In mid-November, at Mar-a-Lago, Trump formally announced he would run for president in 2024. Within days, Garland took a step he had hoped to avoid, people familiar with his thinking said. He named a special counsel within the Justice Department to oversee the classified-documents investigation and the investigation of events leading up to Jan. 6, a probe that had expanded to examine the conduct of Trump and those in his immediate circle.
The Justice Department’s special counsel regulation was originally designed to give the public confidence that prosecutors could fairly investigate a case even when there is a political conflict of interest for leaders of the agency. By 2022, however, many senior law enforcement officials had privately expressed doubts that the role carries much credibility with the American public anymore.

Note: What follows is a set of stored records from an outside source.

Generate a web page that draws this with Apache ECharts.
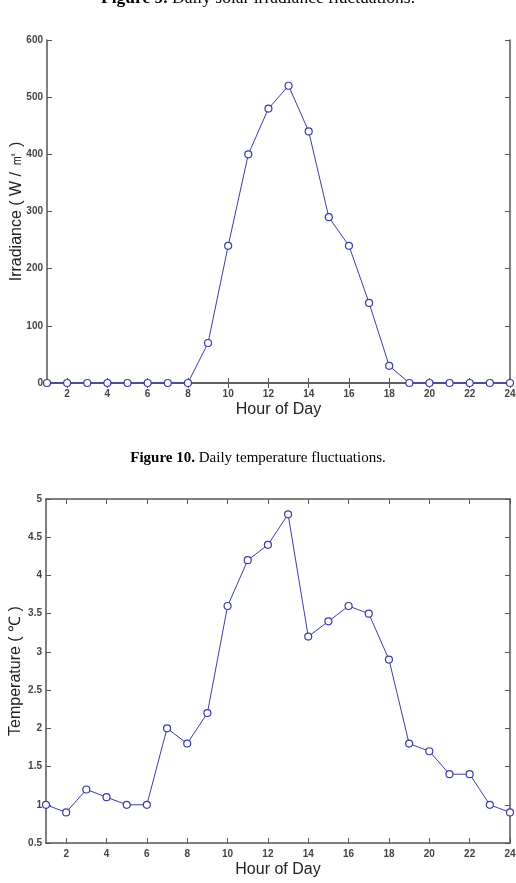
<!DOCTYPE html>
<html><head><meta charset="utf-8">
<script src="https://cdn.jsdelivr.net/npm/echarts@6/dist/echarts.min.js"></script>
<style>html,body{margin:0;padding:0;background:#fff}#c{width:516px;height:883px}</style>
</head><body><div id="c"></div>
<script>
const hours = [1,2,3,4,5,6,7,8,9,10,11,12,13,14,15,16,17,18,19,20,21,22,23,24];
const irradiance = [0,0,0,0,0,0,0,0,70,240,400,480,520,440,290,240,140,30,0,0,0,0,0,0];
const temperature = [1.0,0.9,1.2,1.1,1.0,1.0,2.0,1.8,2.2,3.6,4.2,4.4,4.8,3.2,3.4,3.6,3.5,2.9,1.8,1.7,1.4,1.4,1.0,0.9];
const xTickValues = [2,4,6,8,10,12,14,16,18,20,22,24];
const caption1 = ['Figure 9.', ' Daily solar irradiance fluctuations.'];
const caption2 = ['Figure 10.', ' Daily temperature fluctuations.'];
const yName1 = 'Irradiance ( W / ㎡ )';
const yName2 = 'Temperature ( ℃ )';
const xName = 'Hour of Day';

const axisCol = '#555';
const lineCol = '#3b3bab';
const labelStyle = {color:'#444', fontSize:10, fontFamily:'Liberation Sans, Arial', fontWeight:'bold'};
const nameStyle = {color:'#222', fontSize:16, fontFamily:'Liberation Sans, Arial'};

function xAxes(gi){
  return [
    {type:'value', gridIndex:gi, min:1, max:24, position:'bottom',
     axisLine:{lineStyle:{color:axisCol,width:1.5}},
     axisTick:{inside:true, length:5, customValues:xTickValues, lineStyle:{color:axisCol}},
     axisLabel:{customValues:xTickValues, margin:6, ...labelStyle},
     splitLine:{show:false},
     name:xName, nameLocation:'middle', nameGap:19, nameTextStyle:nameStyle},
    {type:'value', gridIndex:gi, min:1, max:24, position:'top',
     axisLine:{lineStyle:{color:axisCol,width:1.5}},
     axisTick:{inside:true, length:5, customValues:xTickValues, lineStyle:{color:axisCol}},
     axisLabel:{show:false}, splitLine:{show:false}}
  ];
}
function yAxes(gi, min, max, interval, name){
  return [
    {type:'value', gridIndex:gi, min:min, max:max, interval:interval, position:'left',
     axisLine:{show:true, lineStyle:{color:axisCol,width:1.5}},
     axisTick:{show:true, inside:true, length:5, lineStyle:{color:axisCol}},
     axisLabel:{margin:4, ...labelStyle},
     splitLine:{show:false},
     name:name, nameLocation:'middle', nameGap:22, nameMoveOverlap:false, nameTextStyle:nameStyle},
    {type:'value', gridIndex:gi, min:min, max:max, interval:interval, position:'right',
     axisLine:{show:true, lineStyle:{color:axisCol,width:1.5}},
     axisTick:{show:true, inside:true, length:5, lineStyle:{color:axisCol}},
     axisLabel:{show:false}, splitLine:{show:false}}
  ];
}

const chart = echarts.init(document.getElementById('c'), null, {renderer:'canvas'});
const seriesStyle = {
  type:'line', symbol:'circle', symbolSize:7,
  lineStyle:{color:lineCol, width:1},
  itemStyle:{color:'#fff', borderColor:lineCol, borderWidth:1.2},
  animation:false
};
chart.setOption({
  animation:false,
  grid:[
    {left:47, right:6, top:40, height:343, containLabel:false, outerBoundsMode:'none'},
    {left:46, right:6, top:499, height:344, containLabel:false, outerBoundsMode:'none'}
  ],
  xAxis:[...xAxes(0), ...xAxes(1)],
  yAxis:[...yAxes(0,0,600,100,yName1), ...yAxes(1,0.5,5,0.5,yName2)],
  series:[
    {...seriesStyle, xAxisIndex:0, yAxisIndex:0, data:hours.map((h,i)=>[h,irradiance[i]])},
    {...seriesStyle, xAxisIndex:2, yAxisIndex:2, data:hours.map((h,i)=>[h,temperature[i]])}
  ],
  graphic:[
    {type:'text', left:'center', top:-11, style:{
      rich:{b:{fontWeight:'bold', fontSize:17.5, fontFamily:'Liberation Serif, Times New Roman', fill:'#000'},
            n:{fontSize:17.5, fontFamily:'Liberation Serif, Times New Roman', fill:'#000'}},
      text:'{b|'+caption1[0]+'}{n|'+caption1[1]+'}'}},
    {type:'text', left:'center', top:451, style:{
      rich:{b:{fontWeight:'bold', fontSize:15, fontFamily:'Liberation Serif, Times New Roman', fill:'#000'},
            n:{fontSize:15, fontFamily:'Liberation Serif, Times New Roman', fill:'#000'}},
      text:'{b|'+caption2[0]+'}{n|'+caption2[1]+'}'}}
  ]
});
</script></body></html>
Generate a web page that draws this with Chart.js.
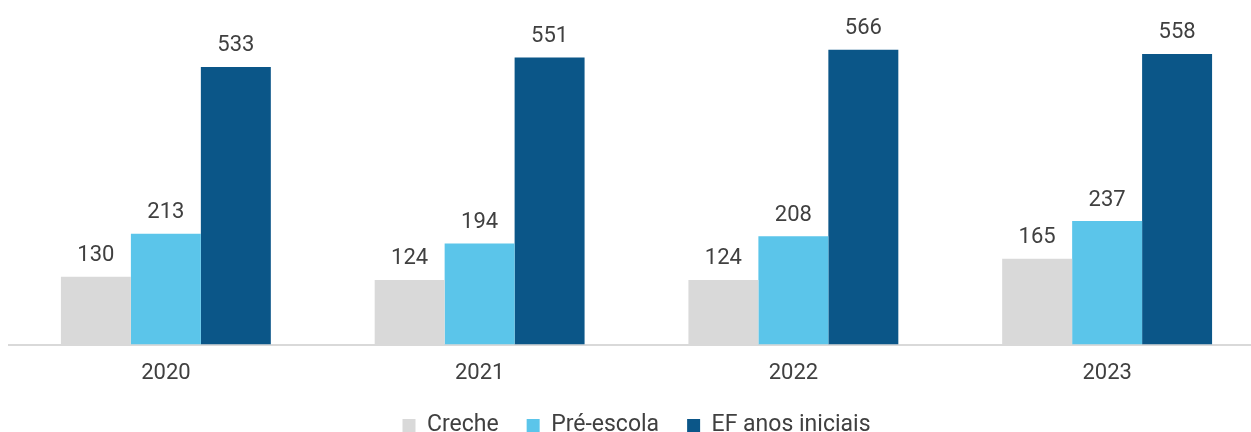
<!DOCTYPE html>
<html><head><meta charset="utf-8">
<script src="https://cdn.jsdelivr.net/npm/chart.js@4/dist/chart.umd.min.js"></script>
<style>html,body{margin:0;padding:0;background:#fff;overflow:hidden}#wrap{width:1264px;height:432px}</style>
</head><body><div id="wrap"><canvas id="c"></canvas></div>
<script>
const categories = ["2020", "2021", "2022", "2023"];
const creche = [130, 124, 124, 165];
const preEscola = [213, 194, 208, 237];
const efAnosIniciais = [533, 551, 566, 558];
const seriesNames = ["Creche", "Pré-escola", "EF anos iniciais"];
const seriesColors = ["#d9d9d9", "#5bc5ea", "#0b5688"];

const labelPlugin = {
  id: 'valueLabels',
  afterDatasetsDraw(chart) {
    const ctx = chart.ctx;
    ctx.save();
    ctx.font = '22px Roboto';
    ctx.fillStyle = '#404040';
    ctx.textAlign = 'center';
    ctx.textBaseline = 'middle';
    chart.data.datasets.forEach((ds, i) => {
      chart.getDatasetMeta(i).data.forEach((bar, j) => {
        ctx.fillText(String(ds.data[j]), bar.x, bar.y - 21);
      });
    });
    ctx.restore();
  }
};

new Chart(document.getElementById('c'), {
  type: 'bar',
  data: {
    labels: categories,
    datasets: [creche, preEscola, efAnosIniciais].map((d, i) => ({
      label: seriesNames[i], data: d, backgroundColor: seriesColors[i],
      categoryPercentage: 0.669, barPercentage: 1.0, borderWidth: 0
    }))
  },
  options: {
    responsive: true, maintainAspectRatio: false, animation: false,
    layout: { padding: { top: 32, left: 9, right: 0, bottom: -15 } },
    plugins: {
      tooltip: { enabled: false },
      legend: {
        position: 'bottom',
        labels: { boxWidth: 13, boxHeight: 13, font: { family: 'Roboto', size: 23 }, color: '#404040', padding: 28 }
      }
    },
    scales: {
      x: {
        grid: { display: false, drawTicks: false },
        border: { display: true, color: '#d9d9d9', width: 2 },
        ticks: { font: { family: 'Roboto', size: 22 }, color: '#404040', padding: 16 },
        afterFit(scale) { scale.height -= 17; }
      },
      y: { display: false, min: 0, max: 600 }
    }
  },
  plugins: [labelPlugin]
});
</script></body></html>
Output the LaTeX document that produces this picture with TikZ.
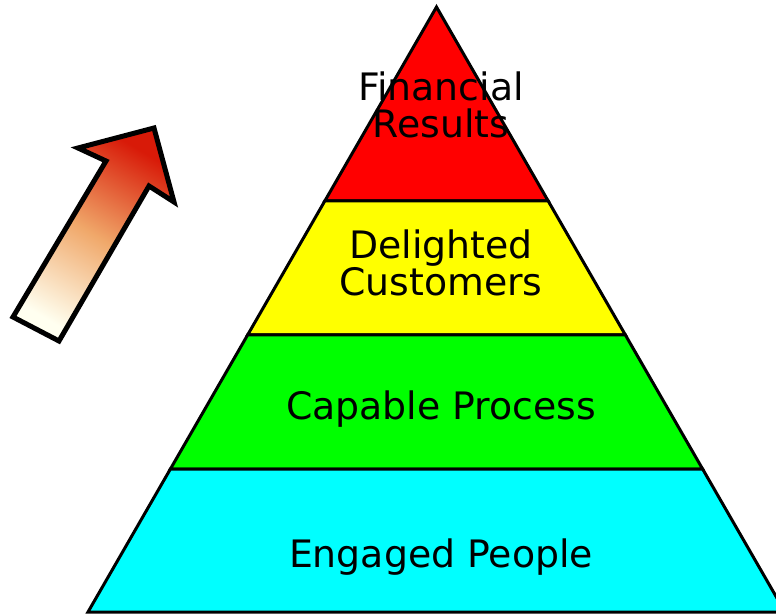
\documentclass[tikz,border=0pt]{standalone}
\usepackage{fontspec}
\setmainfont{DejaVu Sans}
\usetikzlibrary{positioning}
\usepackage{xcolor}

\definecolor{tipred}{HTML}{D81A08}
\definecolor{midorange}{HTML}{F0A86A}
\definecolor{tailcream}{HTML}{FFFFF0}
\definecolor{toplayer}{RGB}{255,0,0}
\definecolor{secondlayer}{RGB}{255,255,0}
\definecolor{thirdlayer}{RGB}{0,255,0}
\definecolor{baselayer}{RGB}{0,255,255}

\tikzset{
  layer/.style={draw=black, line width=1.5pt, line join=miter},
  layertext/.style={anchor=base, align=center, inner sep=0pt,
    font=\fontsize{18.9}{18.8}\selectfont}
}

\begin{document}
\begin{tikzpicture}[x=0.5pt,y=-0.5pt]

\useasboundingbox (0,0) rectangle (776,614);

%\draw[gray,very thin, step=50, opacity=0.5] (0,0) grid (776,614);

% corners of the pyramid
\coordinate (apex) at (436.5,7);
\coordinate (l1) at (324.8,201);
\coordinate (r1) at (548.2,201);
\coordinate (l2) at (247.6,335);
\coordinate (r2) at (625.4,335);
\coordinate (l3) at (170.4,469);
\coordinate (r3) at (702.6,469);
\coordinate (l4) at (88,612);
\coordinate (r4) at (785,612);

\draw[layer, fill=toplayer] (apex)--(r1)--(l1)--cycle;
\draw[layer, fill=secondlayer] (l1)--(r1)--(r2)--(l2)--cycle;
\draw[layer, fill=thirdlayer] (l2)--(r2)--(r3)--(l3)--cycle;
\draw[layer, fill=baselayer] (l3)--(r3)--(r4)--(l4)--cycle;

% base anchor of a two line node is the last line
\node[layertext] (financial) at (441,138) {Financial\\Results};
\node[layertext] (customers) at (441,296) {Delighted\\Customers};
\node[layertext] (process) at (441,420) {Capable Process};
\node[layertext] (people) at (441,567) {Engaged People};

% the block arrow
\draw[line width=2.5pt, line join=miter, top color=tipred, bottom color=tailcream,
  middle color=midorange, shading angle=-30.5]
  (13,317)--(59,341)--(149,186)--(174,202)--(154,128)--(78,148)--(106,161)--cycle;

\end{tikzpicture}
\end{document}
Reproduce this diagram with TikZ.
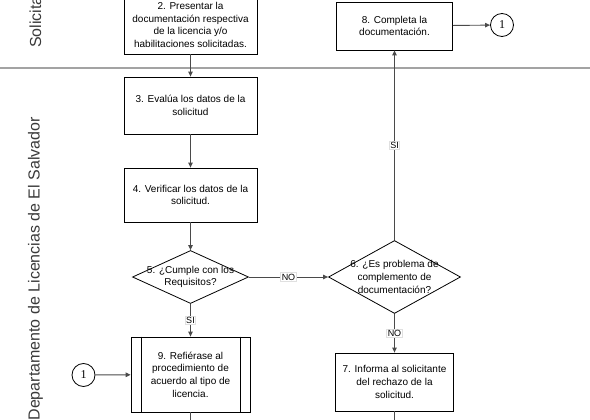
\documentclass[tikz,border=0pt]{standalone}
\usepackage{fontspec}
\setmainfont{Liberation Sans}
\newfontfamily\numfont{Liberation Serif}
\usetikzlibrary{arrows.meta,positioning,shapes.geometric}
\definecolor{laneline}{HTML}{A3A3A3}
\definecolor{wire}{HTML}{4A4A4A}
\definecolor{lanetext}{HTML}{3A3A3A}

\begin{document}
\begin{tikzpicture}[x=1pt,y=-1pt,>={Triangle[length=5pt,width=4.5pt]},
  every node/.style={font=\fontsize{10}{12.7}\selectfont},
  proc/.style={draw=black,fill=white,line width=0.8pt,align=center,inner sep=0pt},
  decision/.style={draw=black,fill=white,line width=0.8pt,diamond,inner sep=0pt},
  conn/.style={draw=black,fill=white,line width=0.8pt,circle,minimum size=23pt,inner sep=0pt,font=\numfont\fontsize{12}{12}\selectfont},
  tag/.style={fill=white,draw=black!12,inner sep=1pt,font=\fontsize{9}{10}\selectfont},
  lanelbl/.style={rotate=90,inner sep=0pt,text=lanetext,font=\fontsize{16}{16}\selectfont},
  wireline/.style={draw=wire,line width=0.9pt}]
  \useasboundingbox (0,0) rectangle (590,420);
  \clip (0,0) rectangle (590,420);
  % lanes
  \draw[laneline,line width=1.6pt] (0,68) -- (590,68);
  \node[lanelbl,anchor=west] (lsol) at (35.5,48) {Solicitante};
  \node[lanelbl,anchor=east] (ldep) at (35.5,117) {Departamento de Licencias de El Salvador};
  % steps
  \node[proc,minimum width=133pt,minimum height=58pt] (b2) at (190.5,25) {2. Presentar la\\documentación respectiva\\de la licencia y/o\\habilitaciones solicitadas.};
  \node[proc,minimum width=133pt,minimum height=57pt] (b3) at (190.5,105.5) {3. Evalúa los datos de la\\solicitud};
  \node[proc,minimum width=133pt,minimum height=54pt] (b4) at (190.5,195) {4. Verificar los datos de la\\solicitud.};
  \node[decision,minimum width=116pt,minimum height=53pt,
        label={[align=center]center:{5. ¿Cumple con los\\Requisitos?}}] (d5) at (190.5,277) {};
  \node[decision,minimum width=132pt,minimum height=73pt,
        label={[align=center]center:{6. ¿Es problema de\\complemento de\\documentación?}}] (d6) at (394.5,277) {};
  \node[proc,minimum width=116pt,minimum height=48pt] (b8) at (394.5,26) {8. Completa la\\documentación.};
  \node[proc,minimum width=118pt,minimum height=58pt] (b7) at (394.5,382) {7. Informa al solicitante\\del rechazo de la\\solicitud.};
  \node[proc,minimum width=119pt,minimum height=75pt] (b9) at (190.5,374.5) {9. Refiérase al\\procedimiento de\\acuerdo al tipo de\\licencia.};
  \draw[line width=0.8pt] ([xshift=11pt]b9.north west) -- ([xshift=11pt]b9.south west);
  \draw[line width=0.8pt] ([xshift=-10pt]b9.north east) -- ([xshift=-10pt]b9.south east);
  \node[conn] (c1a) at (502,25) {1};
  \node[conn] (c1b) at (83.5,375) {1};
  \coordinate (e9) at (190.5,430);
  \coordinate (e7) at (394.5,430);
  % connectors
  \draw[wireline,->] (b2) -- (b3);
  \draw[wireline,->] (b3) -- (b4);
  \draw[wireline,->] (b4) -- (d5);
  \draw[wireline,->] (d5) -- node[tag] {NO} (d6);
  \draw[wireline,->] (d6) -- node[tag] {SI} (b8);
  \draw[wireline,->] (d5) -- node[tag] {SI} (b9);
  \draw[wireline,->] (d6) -- node[tag] {NO} (b7);
  \draw[wireline,->] (b8) -- (c1a);
  \draw[wireline,->] (c1b) -- (b9);
  \draw[wireline] (b9) -- (e9);
  \draw[wireline] (b7) -- (e7);
\end{tikzpicture}
\end{document}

Two special counsels were appointed during the Trump administration - one who investigated connections between Russia and the Trump campaign, as well as the president’s own conduct, and another to investigate the people who investigated those things. In the beginning, each appointment was hailed by partisans as a political death knell for high-profile figures. But both disappointed their biggest fans when they failed to topple those targets.
With Trump running, and Biden saying he would likely seek reelection, Garland said he had little choice but to appoint a special counsel, citing “extraordinary circumstances” and the need to maintain public trust. He chose Jack Smith, a longtime federal prosecutor who once headed the Justice Department’s public integrity section and has spent recent years as a Kosovo war crimes prosecutor at The Hague.
A special counsel still answers to the attorney general, but has a greater degree of autonomy than other Justice Department prosecutors.
Officials pledged that the appointment would not slow down the investigations, even as Smith spent another month in the Netherlands recovering from a knee injury.
He has been approving court filings and subpoenas from Europe, and is expected to return to the United States by early January.